Task details -
Starting at the first line of the listing below, repeat each line exactly until the line containing "import numpy as np", which you include. Leave out pictures.
--
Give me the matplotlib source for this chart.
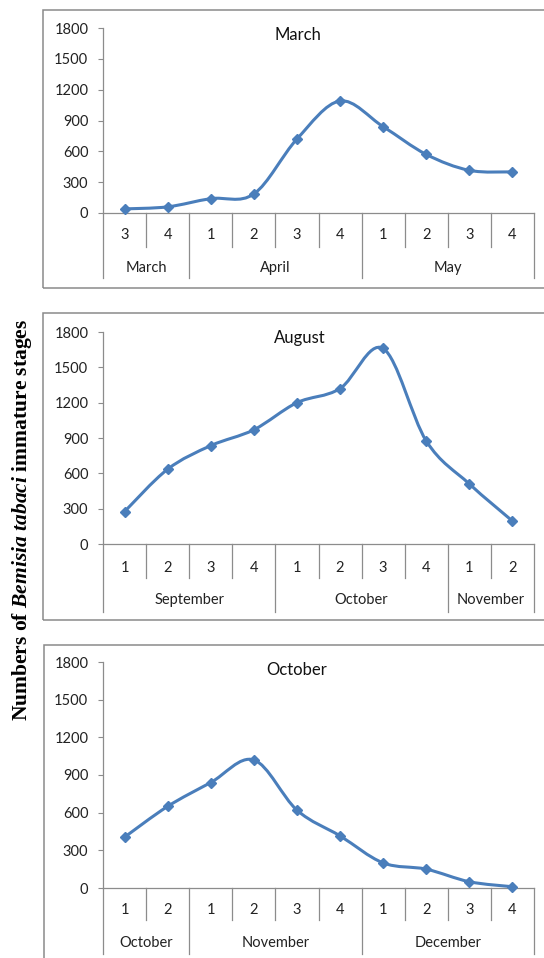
import matplotlib
matplotlib.use('Agg')
import matplotlib.pyplot as plt
from matplotlib.path import Path
from matplotlib.patches import PathPatch, Rectangle
import numpy as np

plt.rcParams['font.family'] = ['Lato', 'DejaVu Sans']
plt.rcParams['mathtext.fontset'] = 'custom'
plt.rcParams['mathtext.it'] = 'Liberation Serif:italic:bold'
plt.rcParams['mathtext.rm'] = 'Liberation Serif:bold'

# weekly counts of immature stages, one series per sowing date
march_weeks = [3, 4, 1, 2, 3, 4, 1, 2, 3, 4]
march_months = ['March', 'April', 'May']
march_spans = [2, 4, 4]
march_counts = [40, 60, 140, 185, 720, 1090, 840, 570, 415, 400]

august_weeks = [1, 2, 3, 4, 1, 2, 3, 4, 1, 2]
august_months = ['September', 'October', 'November']
august_spans = [4, 4, 2]
august_counts = [275, 635, 835, 970, 1200, 1320, 1660, 875, 510, 195]

october_weeks = [1, 2, 1, 2, 3, 4, 1, 2, 3, 4]
october_months = ['October', 'November', 'December']
october_spans = [2, 4, 4]
october_counts = [405, 650, 840, 1020, 620, 415, 200, 150, 50, 10]

y_ticks = [0, 300, 600, 900, 1200, 1500, 1800]

W, H = 544, 958
LINE_BLUE = '#4A7EBB'
AXIS_GREY = '#8C8C8C'
BOX_GREY = '#8A8A8A'


def smooth_path(xs, ys):
    """Bezier path through the points, like Excel's smoothed line"""
    pts = np.column_stack([xs, ys]).astype(float)
    n = len(pts)
    verts = [pts[0]]
    codes = [Path.MOVETO]
    for i in range(n - 1):
        p_prev = pts[i - 1] if i > 0 else pts[i]
        p_next2 = pts[i + 2] if i + 2 < n else pts[i + 1]
        c1 = pts[i] + (pts[i + 1] - p_prev) / 6.0
        c2 = pts[i + 1] - (p_next2 - pts[i]) / 6.0
        verts += [c1, c2, pts[i + 1]]
        codes += [Path.CURVE4] * 3
    return Path(verts, codes)


def draw_panel(fig, box, top, zero, weeks, months, spans, counts, title,
               title_xy, row1, row2, lab1, lab2):
    # outer frame of the panel
    bx0, by0, bx1, by1 = box
    fig.add_artist(Rectangle((bx0 / W, 1 - by1 / H), (bx1 - bx0) / W,
                             (by1 - by0) / H, transform=fig.transFigure,
                             fill=False, ec=BOX_GREY, lw=1.1))

    ax = fig.add_axes([103 / W, 1 - zero / H, (534 - 103) / W, (zero - top) / H])
    h = zero - top
    x = np.arange(len(counts))

    ax.add_patch(PathPatch(smooth_path(x, counts), fill=False,
                           ec=LINE_BLUE, lw=2.2, capstyle='round', zorder=3))
    ax.plot(x, counts, 'D', color=LINE_BLUE, ms=5.5, zorder=4, clip_on=False)

    ax.set_xlim(-0.5, len(counts) - 0.5)
    ax.set_ylim(0, 1800)
    ax.set_yticks(y_ticks)
    ax.tick_params(axis='y', length=3.6, width=0.8, color=AXIS_GREY,
                   pad=7, labelsize=10.5, labelcolor='#222222')
    ax.set_xticks([])
    for s in ('top', 'right'):
        ax.spines[s].set_visible(False)
    for s in ('left', 'bottom'):
        ax.spines[s].set_color(AXIS_GREY)
        ax.spines[s].set_linewidth(0.9)

    # two-level category axis below the plot
    tr = ax.get_xaxis_transform()
    kw = dict(color=AXIS_GREY, lw=0.9, transform=tr, clip_on=False)
    ax.plot([-0.5, -0.5], [0, -row2 / h], **kw)
    bounds = np.cumsum([0] + spans) - 0.5
    for i in range(1, len(counts)):
        xb = i - 0.5
        depth = row2 if xb in bounds else row1
        ax.plot([xb, xb], [0, -depth / h], **kw)
    ax.plot([len(counts) - 0.5] * 2, [0, -row2 / h], **kw)

    for xi, w in zip(x, weeks):
        ax.text(xi, -lab1 / h, str(w), transform=tr, ha='center',
                va='center', fontsize=10.5, color='#222222')
    for b0, b1, m in zip(bounds[:-1], bounds[1:], months):
        ax.text((b0 + b1) / 2, -lab2 / h, m, transform=tr, ha='center',
                va='center', fontsize=10.5, color='#222222')

    fig.text(title_xy[0] / W, 1 - title_xy[1] / H, title, ha='center',
             va='center', fontsize=12, color='#111111')
    return ax


fig = plt.figure(figsize=(W / 100, H / 100), dpi=100)

draw_panel(fig, (43, 10, 560, 288), 28, 213, march_weeks, march_months,
           march_spans, march_counts, 'March', (298, 35), 34, 65, 22, 55)
draw_panel(fig, (43, 313, 560, 620), 332, 544, august_weeks, august_months,
           august_spans, august_counts, 'August', (300, 338), 34, 68, 24, 56)
draw_panel(fig, (44, 645, 560, 975), 662, 888, october_weeks, october_months,
           october_spans, october_counts, 'October', (297, 670), 32, 66, 22, 55)

fig.text(22 / W, 1 - 520 / H,
         r'Numbers of $Bemisia\ tabaci$ immature stages',
         rotation=90, ha='center', va='center', fontsize=15.5,
         family='Liberation Serif', fontweight='bold')

fig.savefig('out.png', dpi=100)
--
Output -
Give me the matplotlib source for this chart.
import matplotlib
matplotlib.use('Agg')
import matplotlib.pyplot as plt
from matplotlib.path import Path
from matplotlib.patches import PathPatch, Rectangle
import numpy as np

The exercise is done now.